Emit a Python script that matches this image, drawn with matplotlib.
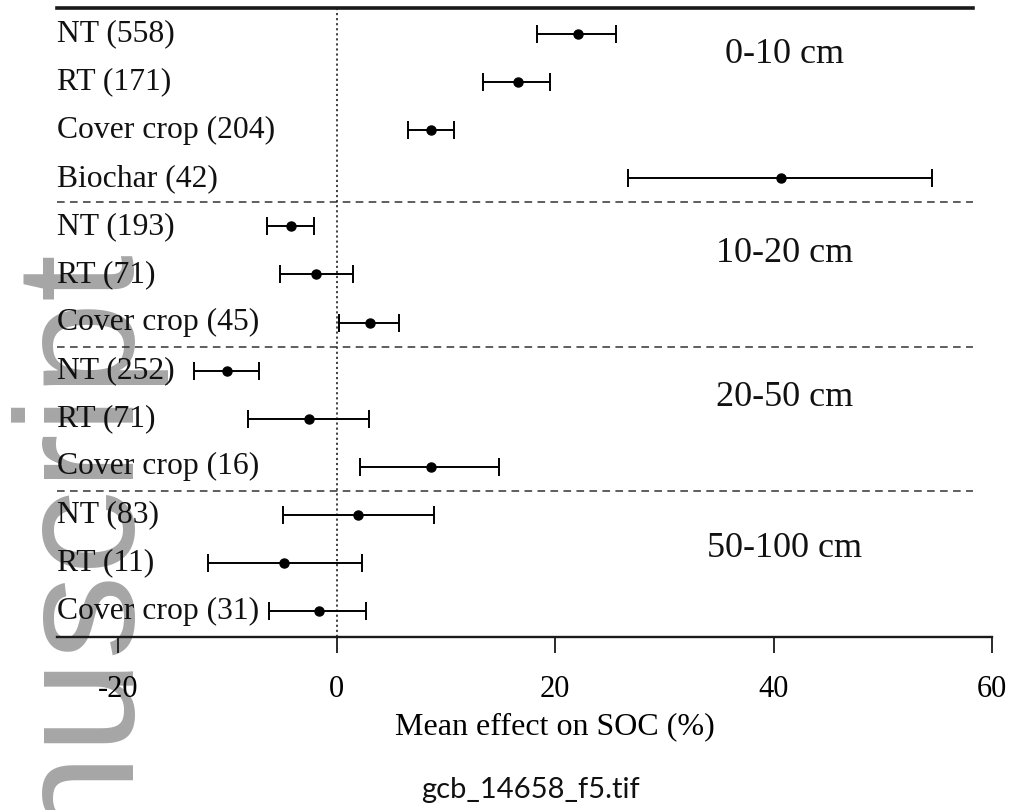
import matplotlib
matplotlib.use("Agg")
import matplotlib.pyplot as plt
import matplotlib.transforms as mtransforms
import numpy as np

# Practices (sample size) grouped by soil depth, top to bottom
labels = ["NT (558)", "RT (171)", "Cover crop (204)", "Biochar (42)",
          "NT (193)", "RT (71)", "Cover crop (45)",
          "NT (252)", "RT (71)", "Cover crop (16)",
          "NT (83)", "RT (11)", "Cover crop (31)"]
# Mean effect on SOC (%) with 95% confidence bounds
means = [22.1, 16.6, 8.6, 40.7,
         -4.2, -1.9, 3.1,
         -10.0, -2.5, 8.6,
         2.0, -4.8, -1.6]
ci_low = [18.3, 13.4, 6.5, 26.7,
          -6.4, -5.2, 0.2,
          -13.1, -8.1, 2.1,
          -4.9, -11.8, -6.2]
ci_high = [25.6, 19.5, 10.7, 54.5,
           -2.1, 1.5, 5.7,
           -7.1, 3.0, 14.9,
           8.9, 2.3, 2.7]
depths = ["0-10 cm", "10-20 cm", "20-50 cm", "50-100 cm"]
group_sizes = [4, 3, 3, 3]
xticks = [-20, 0, 20, 40, 60]

SERIF = "Liberation Serif"
W, H = 1011, 810

fig = plt.figure(figsize=(W / 100, H / 100), dpi=100)
fig.patch.set_facecolor("white")

# faint repository watermark running up the left margin
fig.text(120 / W, 1 - 240 / H, "Manuscript", rotation=90, rotation_mode="anchor",
         ha="right", va="baseline", fontsize=122, family="Liberation Sans",
         color="#a6a6a6", zorder=-1)

ax = fig.add_axes([57 / W, 1 - 637 / H, 935 / W, 629 / H])
ax.set_facecolor("none")

n = len(labels)
y = np.arange(n)
m = np.array(means)
xerr = [m - np.array(ci_low), np.array(ci_high) - m]
ax.errorbar(m, y, xerr=xerr, fmt="o", color="black", ms=6.5,
            elinewidth=1.4, capsize=6.5, capthick=1.4, zorder=4)

ax.set_xlim(-25.6, 60)
ax.set_ylim(n - 1 + 0.54, -0.54)

for s in ("left", "right", "top"):
    ax.spines[s].set_visible(False)
ax.spines["bottom"].set_linewidth(1.7)
ax.spines["bottom"].set_color("#1a1a1a")

ax.set_yticks([])
ax.set_xticks(xticks)
ax.set_xticklabels([str(t) for t in xticks], family=SERIF, fontsize=22)
ax.tick_params(axis="x", direction="out", length=11.5, width=1.3,
               color="#1a1a1a", pad=16)

# top rule, zero line and depth separators
ax.axhline(-0.54, xmin=0, xmax=0.98, color="#1a1a1a", lw=2.6, clip_on=False)
ax.axvline(0, color="#333333", ls=(0, (1.2, 1.6)), lw=1.3, zorder=1)
edges = np.cumsum(group_sizes)[:-1] - 0.5
for b in edges:
    ax.axhline(b, xmin=0, xmax=0.98, color="#333333", ls=(0, (5, 3.5)), lw=1.1)

# row labels at the left edge
lab_tr = mtransforms.blended_transform_factory(ax.transAxes, ax.transData)
for yi, lab in zip(y, labels):
    ax.text(0.0, yi, lab, transform=lab_tr, ha="left", va="center",
            family=SERIF, fontsize=22.8, color="#111111")

# depth titles
starts = np.concatenate([[0], np.cumsum(group_sizes)[:-1]])
depth_offsets = [0.42, 0.57, 0.57, 0.7]
for s0, off, d in zip(starts, depth_offsets, depths):
    ax.text(41, s0 + off, d, ha="center", va="center", family=SERIF,
            fontsize=26, color="#111111")

ax.set_xlabel("Mean effect on SOC (%)", family=SERIF, fontsize=23)
ax.xaxis.set_label_coords((20 - (-25.6)) / 85.6, (637 - 727) / 629)
ax.xaxis.label.set_va("center")

fig.text(530 / W, 1 - 790 / H, "gcb_14658_f5.tif", ha="center", va="center",
         family="Lato", fontsize=21, color="#111111")

fig.savefig("out.png", dpi=100)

Job: Without the pictures, please reproduce each line of the listing above exactly, from the first one through the line bearing "import numpy as np".

Exercise response:
Emit a Python script that matches this image, drawn with matplotlib.
import matplotlib
matplotlib.use("Agg")
import matplotlib.pyplot as plt
import matplotlib.transforms as mtransforms
import numpy as np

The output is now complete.